Crianças mortas na Faixa de Gaza
Pelo menos 21 pessoas, incluindo 13 crianças e seis mulheres, morreram num bombardeamento israelita contra uma escola que acolhia sem-abrigo na Cidade de Gaza. A ofensiva teve como alvo membros do Hamas, disse o Exército israelense. Integrantes do grupo que atuava a partir de um centro de comando próximo ao prédio teriam entrado na escola, desencadeando o ataque.
O porta-voz da Defesa Civil de Gaza, Mahmoud Basal, disse que havia uma mulher grávida entre as vítimas. Outras 30 pessoas ficaram feridas no bombardeio da escola Al Zaytun. Num comunicado, o Exército afirmou ter tomado “medidas para mitigar o risco de danos a civis”, nomeadamente através da utilização de armas de precisão. O Hamas condenou o ataque e denunciou-o como um “crime de guerra sob a cobertura dos Estados Unidos”, em referência ao apoio militar americano a Israel.

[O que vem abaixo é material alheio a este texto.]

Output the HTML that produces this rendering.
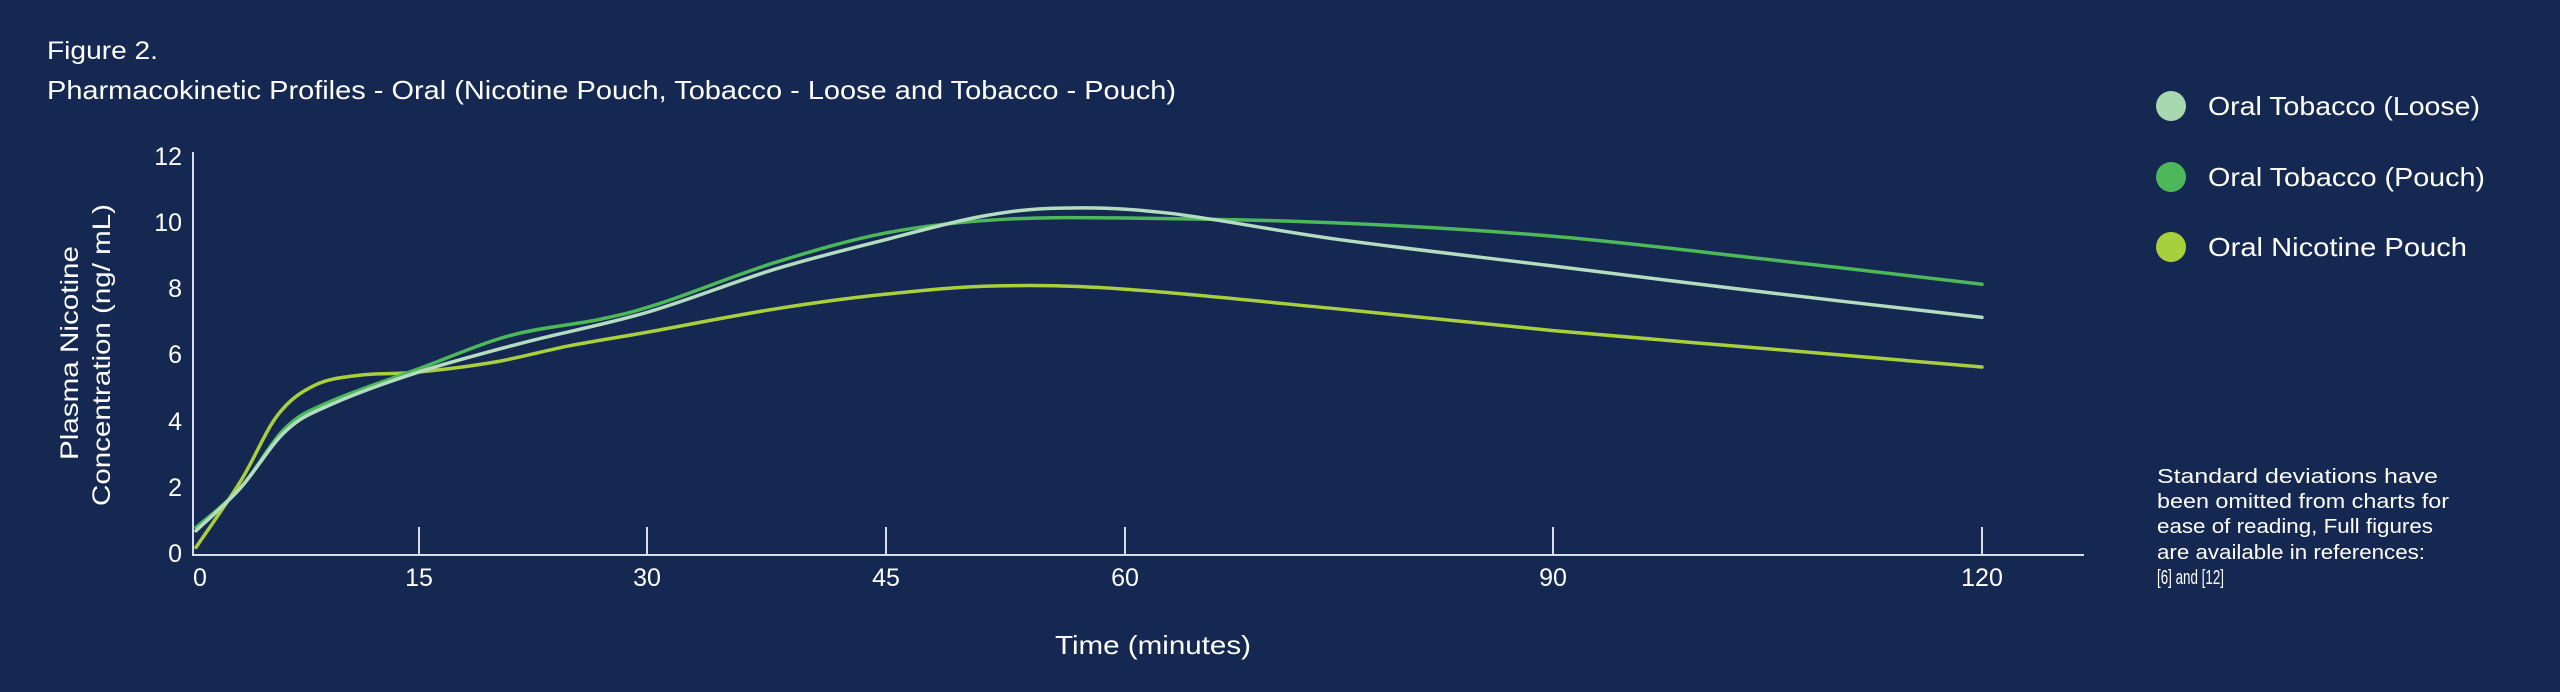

Outras escolas na Faixa de Gaza foram bombardeadas nos últimos meses pelo Exército israelita, que acusa o Hamas de esconder combatentes em edifícios escolares onde milhares de habitantes de Gaza se refugiaram, algo que o movimento palestiniano nega. A grande maioria dos 2,4 milhões de habitantes do território foram deslocados internamente desde o início da guerra, em 7 de outubro de 2023.
Retiro
A Arábia Saudita, que estava aberta à aproximação com Israel, recuou e endureceu a sua posição para tentar promover um cessar-fogo em Gaza e evitar uma guerra regional. O príncipe herdeiro e governante de facto, Mohamed bin Salman, afirmou que o país não estabelecerá relações diplomáticas com o governo israelita sem a prévia “criação de um Estado palestiniano”. Ele também condenou as ações do Exército, que considerou criminosas. No ano passado, a monarquia islâmica estava a negociar um acordo que incluía a normalização diplomática com Israel, mas suspendeu as negociações após a eclosão da guerra em Gaza. As declarações de Bin Salman surgem após os bombardeamentos no Líbano, que aumentam o risco de um novo conflito bélico.